A First General Solubility Model from ONS Challenge Data

After about a year, the Open Notebook Science Solubility Challenge has resulted in over 680 measurements, with about an additional 100 from the literature. Taking into account averaged repeated measurements, discarding some erroneous results and considering only organic solids (so far all of our liquid solutes have proven to be miscible in our solvents), that leaves us with 244 unique values.

Andrew Lang has created a general model (Model003) to predict solubility based on molecular descriptors of both the solutes and solvents. Previous models, such as Rajarshi Guha's Model002 were built only for selected solvents.

Predictions can be made from this web page by entering the SMILES of the solute and optionally the SMILES, dipole moment and dielectric constant of any solvent (convenient sources for these are Wolfram Alpha and Wikipedia). Boc-glycine with diethyl ether as an optional solvent is shown here.
The prediction service then looks up the relevant molecular descriptors from the CDK and makes predictions for some common solvents and the optional one if requested.

If the name of the solute was entered, the service will also report all of the experimental measurements for that solute from the ONS Challenge with links to the lab notebook pages.

There are a few objectives in making this public.

First, we think that it might provide some ideas about possible good or bad solvents for a given solute. The dataset is certainly not large enough to provide a truly general prediction of solubility in absolute terms. However, comparing relative values might be helpful in many cases. In the example above for boc-glycine, the model predicts that toluene would be the poorest solvent, which matches the order of the experimental values, even if the absolute values are not a close match. DMSO, THF, methanol and ethanol are predicted to be good solvents and this is reflected in the measurements.

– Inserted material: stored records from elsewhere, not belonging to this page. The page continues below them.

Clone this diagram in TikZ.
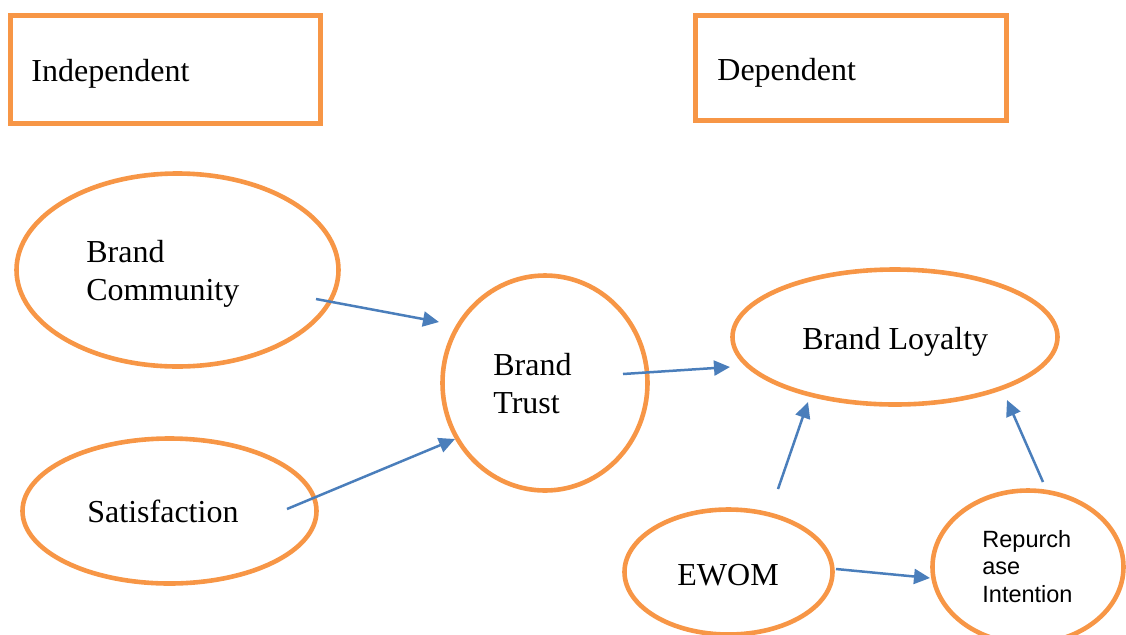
\documentclass[tikz,border=0pt]{standalone}
\usepackage{fontspec}
\setmainfont{Liberation Serif}
\newfontfamily\arialfont{Liberation Sans}
\usetikzlibrary{arrows.meta,shapes.geometric}
\definecolor{boxorange}{HTML}{F79646}
\definecolor{linkblue}{HTML}{4A7EBB}
\tikzset{
  oval/.style={ellipse,draw=boxorange,line width=2.3pt,inner sep=0pt},
  box/.style={rectangle,draw=boxorange,line width=2.3pt,inner sep=0pt},
  lbl/.style={inner sep=0pt,align=left,font=\fontsize{16}{19}\selectfont},
  link/.style={draw=linkblue,line width=1.25pt,-{Triangle[length=8pt,width=7.5pt]}}
}
\begin{document}
\begin{tikzpicture}[x=0.5pt,y=-0.5pt]
\useasboundingbox (0,0) rectangle (1126,634);

% heading boxes
\node[box,minimum width=155pt,minimum height=54pt] (indep) at (165.5,69.5) {};
\node[box,minimum width=155.5pt,minimum height=52.5pt] (dep) at (851,68) {};
\node[lbl,anchor=base west] (tindep) at (31,81) {Independent};
\node[lbl,anchor=base west] (tdep) at (717,80) {Dependent};

% constructs
\node[oval,minimum width=161pt,minimum height=96.5pt] (bc) at (177.5,270) {};
\node[oval,minimum width=147pt,minimum height=72.5pt] (sat) at (169.5,511) {};
\node[oval,minimum width=102.5pt,minimum height=107.5pt] (bt) at (545,383) {};
\node[oval,minimum width=162.5pt,minimum height=67.5pt] (bl) at (895,337) {};
\node[oval,minimum width=104pt,minimum height=62.5pt] (ewom) at (728.5,572) {};
\node[oval,minimum width=95.5pt,minimum height=76.5pt] (rep) at (1028,567) {};

% labels (base = last line)
\node[lbl,anchor=base west] (tbc) at (86,300) {Brand\\Community};
\node[lbl,anchor=base west] (tsat) at (87,522) {Satisfaction};
\node[lbl,anchor=base west] (tbt) at (493,413) {Brand\\Trust};
\node[lbl,anchor=base west] (tbl) at (802,349) {Brand Loyalty};
\node[lbl,anchor=base west] (tewom) at (677,585) {EWOM};
\node[lbl,anchor=base west,font=\arialfont\fontsize{11.75}{13.75}\selectfont] (trep) at (982,602) {Repurch\\ase\\Intention};

% paths
\draw[link] ([shift={(138.5,29)}]bc.center) -- ([shift={(-106,-61)}]bt.center);
\draw[link] ([shift={(117.5,-2)}]sat.center) -- ([shift={(-90,56)}]bt.center);
\draw[link] ([shift={(78,-9)}]bt.center) -- ([shift={(-165,30)}]bl.center);
\draw[link] ([shift={(49.5,-83)}]ewom.center) -- ([shift={(-87,65)}]bl.center);
\draw[link] ([shift={(15,-85)}]rep.center) -- ([shift={(112,63)}]bl.center);
\draw[link] ([shift={(107.5,-3)}]ewom.center) -- ([shift={(-98,11)}]rep.center);
\end{tikzpicture}
\end{document}
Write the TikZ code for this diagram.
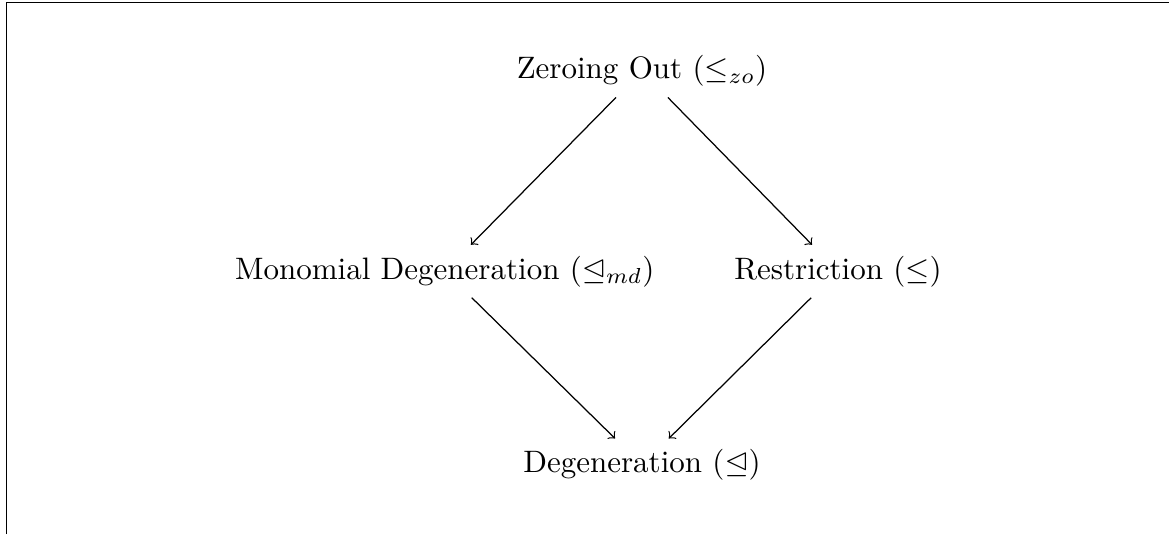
\documentclass[tikz,border=0pt]{standalone}
\usepackage{amssymb}
\begin{document}
\begin{tikzpicture}[x=1pt,y=1pt,
  lbl/.style={inner sep=3.333pt},
  arr/.style={->}]
\useasboundingbox (0,0) rectangle (377.1,172.3);
\coordinate (fb) at (2.03,0);
\coordinate (ftl) at (2.03,171.4);
\coordinate (fr) at (377.1,171.4);
\draw (fb) -- (ftl) -- (fr);
\node[lbl] (zo) at (207.1,149.4) {Zeroing Out ($\leq_{zo}$)};
\node[lbl] (md) at (143.5,84.8) {Monomial Degeneration ($\trianglelefteq_{md}$)};
\node[lbl] (re) at (270.3,84.8) {Restriction ($\leq$)};
\node[lbl] (de) at (207.1,22.3) {Degeneration ($\trianglelefteq$)};
\draw[arr] (zo) -- (md);
\draw[arr] (zo) -- (re);
\draw[arr] (md) -- (de);
\draw[arr] (re) -- (de);
\end{tikzpicture}
\end{document}
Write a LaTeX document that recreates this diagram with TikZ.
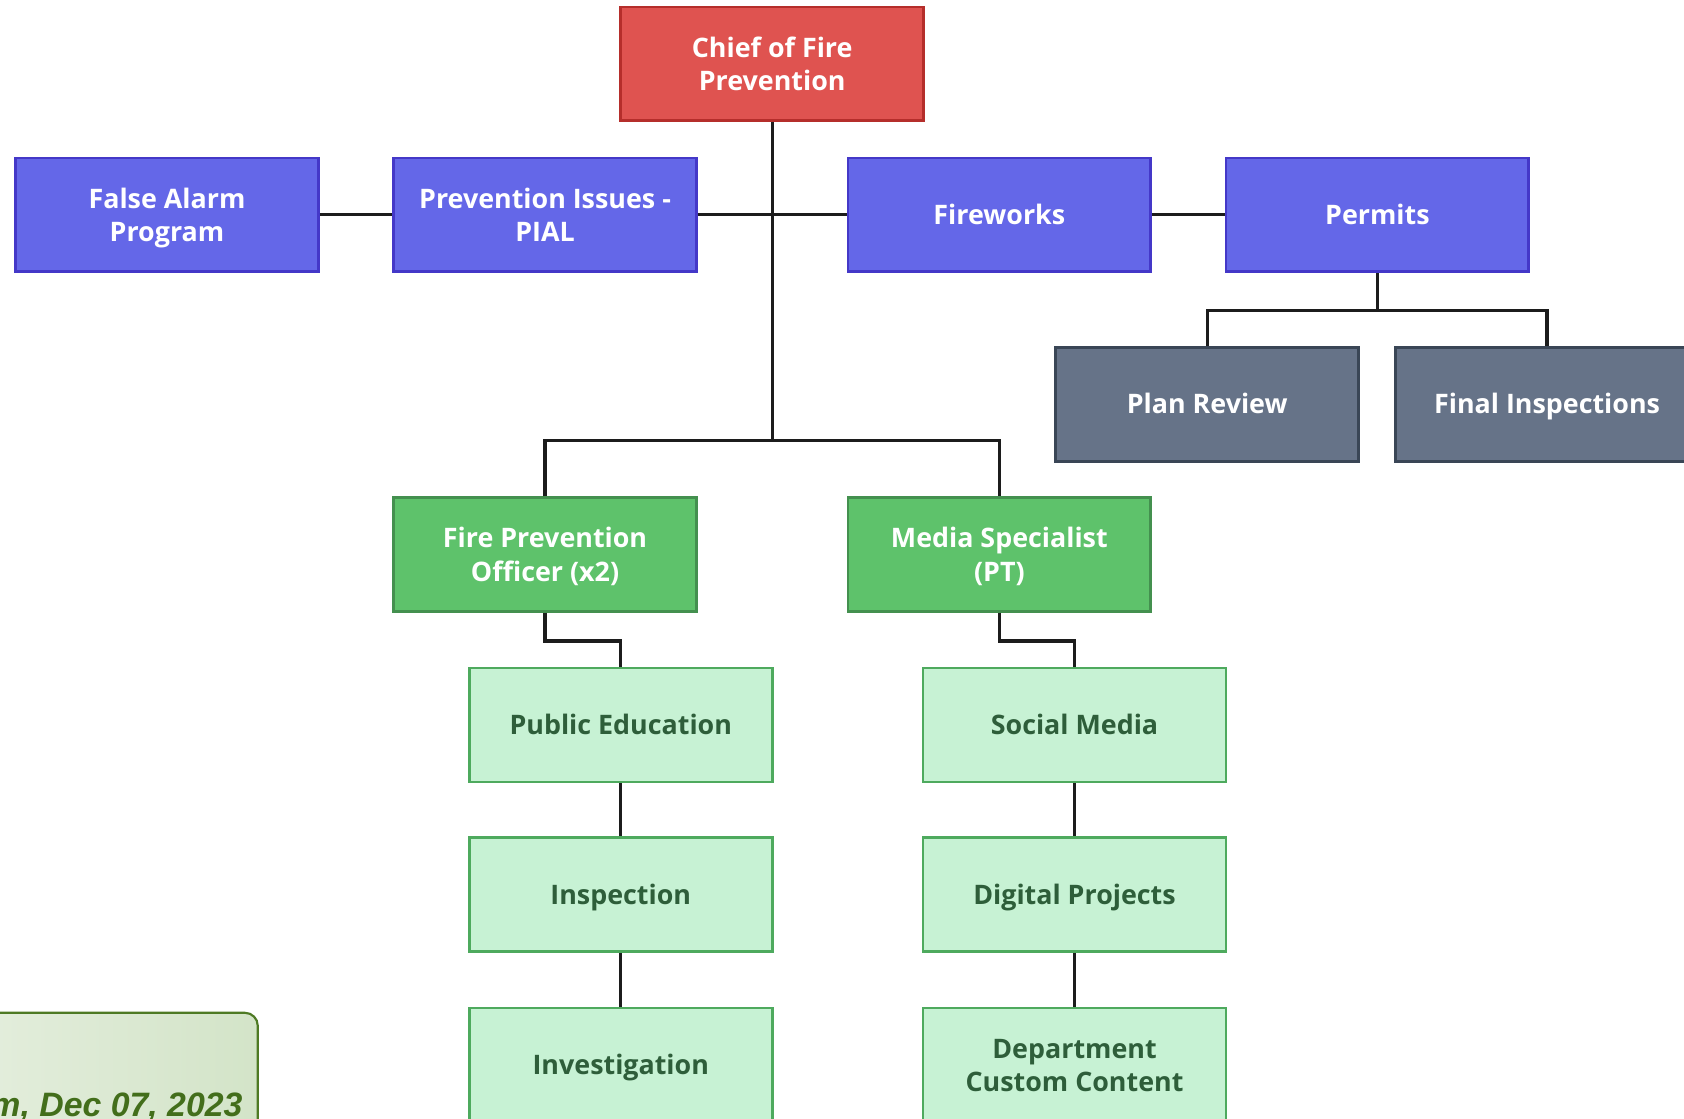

Second, we want to make the model and data public so that other researchers with experience in this area can contribute their own models. We have been working with Marcin Wojnars from TunedIT to make it much easier for models to be submitted. Andy has just converted our dataset to ARFF format and it is available here. We should have more to report on this shortly.

By using molecular descriptors from the solvents we should be able to do predictions for solvent mixtures as well. At some point perhaps we can even include temperature.

The current model fits measurement with this type of distribution:
If we are able to build models automatically in real time after the addition of each data point, we should be able to set up automatic solubility measurement requests to minimize the amount of work it takes to improve each model. This is a step in that direction.